Es muy elocuente constatar y comparar la conducta de los dos reyes del relato. El rey de Siria –como era de esperarse en este relato–, nos deslumbra con desplantes de poder y riqueza desmesurada: le da órdenes precisas a Naamán, le da órdenes precisas al rey de Israel y envía a Naamán con una desproporcionada carga de oro, plata y ropas lujosas (vv. 5-6). El rey de Israel, por su parte, al recibir la carta de su colega se llena de angustia, lo invade el terror y queda totalmente nulificado; su conclusión no puede ser otra: Está buscando un pretexto para pelear conmigo (v. 7). Ambos detentan el poder y tienen el control de sus respectivos pueblos; pero en este relato, el rey de Israel solo piensa en sí mismo, en salvar el pellejo y, como consecuencia, no tiene la capacidad de recordar que en Israel «hay un profeta de Dios» (v. 8). Ni siquiera trató de informarse.

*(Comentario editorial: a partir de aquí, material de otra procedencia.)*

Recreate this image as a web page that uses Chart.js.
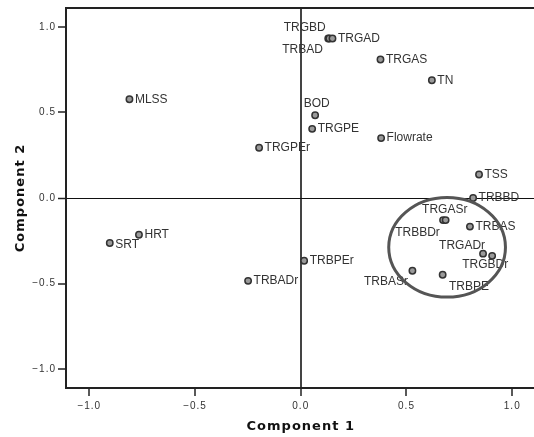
<!DOCTYPE html>
<html lang="en">
  <head>
    <meta charset="UTF-8" />
    <title>Component Plot</title>
    <script src="https://cdn.jsdelivr.net/npm/chart.js"></script>
    <style>
      body { margin: 0; background: #fff; overflow: hidden; }
      #wrap { width: 534px; height: 437px; overflow: hidden; }
    </style>
  </head>
  <body>
    <div id="wrap">
      <canvas id="myChart" width="560" height="437"></canvas>
    </div>
    <script>
      // variable names and loadings
      const names = ["MLSS", "TRGBD", "TRBAD", "TRGAD", "TRGAS", "TN", "BOD", "TRGPE", "TRGPEr", "Flowrate",
        "TSS", "TRBBD", "TRGASr", "TRBBDr", "TRBAS", "TRGADr", "TRGBDr", "TRBASr", "TRBPE", "TRBPEr",
        "TRBADr", "HRT", "SRT"];
      const comp1 = [-0.81, 0.13, 0.135, 0.15, 0.377, 0.62, 0.068, 0.054, -0.197, 0.38,
        0.843, 0.815, 0.673, 0.685, 0.8, 0.862, 0.905, 0.528, 0.671, 0.016,
        -0.249, -0.765, -0.903];
      const comp2 = [0.577, 0.932, 0.932, 0.932, 0.809, 0.688, 0.483, 0.404, 0.294, 0.35,
        0.137, 0.0, -0.129, -0.129, -0.167, -0.325, -0.338, -0.425, -0.448, -0.367,
        -0.484, -0.215, -0.263];
      const tickValues = [-1.0, -0.5, 0.0, 0.5, 1.0];

      // where a label sits relative to its point (default: to the right)
      const labelPlace = {
        TRGBD: [-2.5, -11, "right"],
        TRBAD: [-6.5, 11, "right"],
        BOD: [-11.5, -11.5, "left"],
        TRGASr: [1.7, -10.6, "center"],
        TRBBDr: [-5.8, 12.4, "right"],
        TRGADr: [-44, -8.3, "left"],
        TRGBDr: [-30, 9.3, "left"],
        TRBASr: [-4.4, 11, "right"],
        TRBPE: [6.3, 12.3, "left"],
        SRT: [5.5, 1.5, "left"],
      };

      // hand-drawn ring around the right-hand cluster (data units)
      const ring = { cx: 0.692, cy: -0.288, rx: 0.276, ry: 0.291 };

      const points = names.map((n, i) => ({ x: comp1[i], y: comp2[i] }));

      const spacing = {
        id: "spacing",
        beforeDraw(chart) {
          chart.ctx.letterSpacing = "1px";
        },
      };

      const extras = {
        id: "extras",
        beforeDatasetsDraw(chart) {
          const { ctx, chartArea } = chart;
          ctx.save();
          ctx.strokeStyle = "#222";
          ctx.lineWidth = 2;
          ctx.beginPath();
          ctx.moveTo(chartArea.left, chartArea.top);
          ctx.lineTo(chartArea.right, chartArea.top);
          ctx.stroke();
          ctx.restore();
        },
        afterDatasetsDraw(chart) {
          const { ctx } = chart;
          const xs = chart.scales.x;
          const ys = chart.scales.y;
          const meta = chart.getDatasetMeta(0);
          ctx.save();
          ctx.letterSpacing = "0px";
          ctx.font = "12px 'Liberation Sans', Arial, sans-serif";
          ctx.fillStyle = "#333";
          ctx.textBaseline = "middle";
          meta.data.forEach((pt, i) => {
            const p = labelPlace[names[i]] || [5.5, 0, "left"];
            ctx.textAlign = p[2];
            ctx.fillText(names[i], pt.x + p[0], pt.y + p[1]);
          });
          // ring
          const cx = xs.getPixelForValue(ring.cx);
          const cy = ys.getPixelForValue(ring.cy);
          const rx = xs.getPixelForValue(ring.cx + ring.rx) - cx;
          const ry = cy - ys.getPixelForValue(ring.cy + ring.ry);
          ctx.strokeStyle = "#555";
          ctx.lineWidth = 3;
          ctx.beginPath();
          ctx.ellipse(cx, cy, rx, ry, 0, 0, Math.PI * 2);
          ctx.stroke();
          ctx.restore();
        },
      };

      const fmt = (v) => Number(v).toFixed(1).replace("-", "\u2212");

      const config = {
        type: "scatter",
        data: {
          datasets: [
            {
              data: points,
              pointRadius: 3.2,
              pointHoverRadius: 3.2,
              pointBackgroundColor: "#9a9a9a",
              pointBorderColor: "#333",
              pointBorderWidth: 1.5,
            },
          ],
        },
        options: {
          responsive: false,
          animation: false,
          devicePixelRatio: 1,
          layout: { padding: { top: 3.5, right: 24.5, bottom: 0, left: 0 } },
          plugins: {
            legend: { display: false },
            tooltip: { enabled: false },
          },
          scales: {
            x: {
              type: "linear",
              min: -1.11,
              max: 1.11,
              afterBuildTicks: (s) => { s.ticks = tickValues.map((v) => ({ value: v })); },
              afterFit: (s) => { s.height = 49; },
              border: { display: true, color: "#222", width: 2 },
              grid: {
                color: (c) => (c.tick && c.tick.value === 0 ? "#444" : "transparent"),
                lineWidth: (c) => (c.tick && c.tick.value === 0 ? 2 : 0),
                tickColor: "#222",
                tickLength: 8,
                tickWidth: 1.5,
              },
              ticks: {
                callback: fmt,
                padding: 4,
                color: "#333",
                font: { family: "'Liberation Sans', Arial, sans-serif", size: 10 },
                maxRotation: 0,
              },
              title: {
                display: true,
                text: "Component 1",
                color: "#111",
                font: { family: "'DejaVu Sans', sans-serif", size: 13, weight: "bold" },
                padding: { top: 0, bottom: 3 },
              },
            },
            y: {
              type: "linear",
              min: -1.11,
              max: 1.11,
              afterBuildTicks: (s) => { s.ticks = tickValues.map((v) => ({ value: v })); },
              afterFit: (s) => { s.width = 66; },
              border: { display: true, color: "#222", width: 2 },
              grid: {
                color: (c) => (c.tick && c.tick.value === 0 ? "#111" : "transparent"),
                lineWidth: (c) => (c.tick && c.tick.value === 0 ? 1 : 0),
                tickColor: "#222",
                tickLength: 8,
                tickWidth: 1.5,
              },
              ticks: {
                callback: fmt,
                padding: 2,
                color: "#333",
                font: { family: "'Liberation Sans', Arial, sans-serif", size: 10 },
              },
              title: {
                display: true,
                text: "Component 2",
                color: "#111",
                font: { family: "'DejaVu Sans', sans-serif", size: 13, weight: "bold" },
                padding: { top: 12.5, bottom: 0 },
              },
            },
          },
        },
        plugins: [spacing, extras],
      };

      const myChart = new Chart(document.getElementById("myChart"), config);
    </script>
  </body>
</html>
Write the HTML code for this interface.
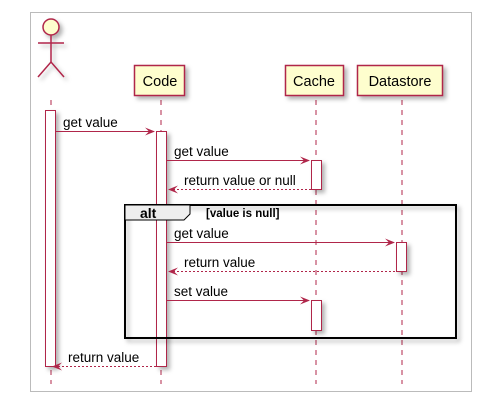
<!DOCTYPE html>
<html><head><style>body{margin:0;background:#fff}</style></head><body>
<svg width="486" height="410" xmlns="http://www.w3.org/2000/svg" font-family="Liberation Sans, sans-serif">
<defs>
<filter id="sh" x="-20%" y="-20%" width="150%" height="150%"><feDropShadow dx="3" dy="3" stdDeviation="2" flood-color="#000" flood-opacity="0.3"/></filter>
</defs>
<rect x="30.5" y="12.5" width="441" height="379" fill="#fff" stroke="#bbb"/>
<g stroke="#B0264A" stroke-dasharray="5,5" stroke-width="1">
<line x1="51" y1="100" x2="51" y2="384"/>
<line x1="161" y1="100" x2="161" y2="384"/>
<line x1="316" y1="100" x2="316" y2="384"/>
<line x1="402" y1="100" x2="402" y2="384"/>
</g>
<g filter="url(#sh)" stroke="#B0264A" stroke-width="1.5" fill="#FEFECE">
<circle cx="51" cy="27" r="8"/>
<line x1="51" y1="35" x2="51" y2="62"/>
<line x1="38" y1="43" x2="64" y2="43"/>
<polyline points="38,77 51,62 64,77" fill="none"/>
<rect x="134.5" y="65.5" width="50" height="30"/>
<rect x="285.5" y="65.5" width="58" height="30"/>
<rect x="357.5" y="65.5" width="85" height="30"/>
</g>
<g font-size="14.5" fill="#000" text-anchor="middle">
<text x="160" y="86">Code</text>
<text x="314" y="86">Cache</text>
<text x="400" y="86">Datastore</text>
</g>
<g filter="url(#sh)" stroke="#B0264A" stroke-width="1" fill="#fff">
<rect x="45.5" y="110.5" width="10" height="256"/>
<rect x="156.5" y="131.5" width="10" height="235"/>
<rect x="311.5" y="160.5" width="10" height="29"/>
<rect x="396.5" y="242.5" width="10" height="29"/>
<rect x="311.5" y="300.5" width="10" height="30"/>
</g>
<g filter="url(#sh)">
<rect x="125" y="205" width="331" height="133" fill="none" stroke="#000" stroke-width="2"/>
</g>
<path d="M125,205 H190 V214 L184,220 H125 Z" fill="#eee" stroke="#000" stroke-width="1"/>
<text x="140" y="218" font-size="14" font-weight="bold">alt</text>
<text x="206" y="217" font-size="11.5" font-weight="bold">[value is null]</text>
<g stroke="#B0264A" stroke-width="1" fill="none">
<line x1="56" y1="131.5" x2="154" y2="131.5"/>
<line x1="167" y1="160.5" x2="309" y2="160.5"/>
<line x1="169" y1="189.5" x2="311" y2="189.5" stroke-dasharray="2,2"/>
<line x1="167" y1="242.5" x2="394" y2="242.5"/>
<line x1="169" y1="271.5" x2="396" y2="271.5" stroke-dasharray="2,2"/>
<line x1="167" y1="300.5" x2="309" y2="300.5"/>
<line x1="58" y1="366.5" x2="156" y2="366.5" stroke-dasharray="2,2"/>
</g>
<g fill="#B0264A">
<path d="M155,131.5 l-10,-4 l4,4 l-4,4z"/>
<path d="M310,160.5 l-10,-4 l4,4 l-4,4z"/>
<path d="M395,242.5 l-10,-4 l4,4 l-4,4z"/>
<path d="M310,300.5 l-10,-4 l4,4 l-4,4z"/>
<path d="M168,189.5 l10,-4 l-4,4 l4,4z"/>
<path d="M168,271.5 l10,-4 l-4,4 l4,4z"/>
<path d="M52,366.5 l10,-4 l-4,4 l4,4z"/>
</g>
<g font-size="13.5" fill="#000">
<text x="63" y="127">get value</text>
<text x="174" y="156">get value</text>
<text x="184" y="185">return value or null</text>
<text x="174" y="238">get value</text>
<text x="184" y="267">return value</text>
<text x="174" y="296">set value</text>
<text x="68" y="362">return value</text>
</g>
</svg>
</body></html>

Si comparamos la situación de vida de la niña y la del rey de Israel, podemos concluir que ambos sufren a consecuencia del poder avasallador y devastador del rey de Siria. Sin embargo, ambos actúan de manera diferente ante esa situación. El rey de Israel sigue el juego de las reglas del statu quo y, por no tener las agallas de enfrentarse al poder hegemónico de Siria, se refugia en la segunda salida, la del «sálvese quien pueda», la del individualismo, la de la falta de solidaridad, la del miedo y la apatía. La niña, por su parte, no apela a las reglas del statu quo, no «pierde la cabeza» ante las situaciones de angustia y adversidad, ni se encierra en su dolor y pena, sino que perdona, piensa en el otro y va directamente a la fuente de la solución del problema que vive «el enemigo».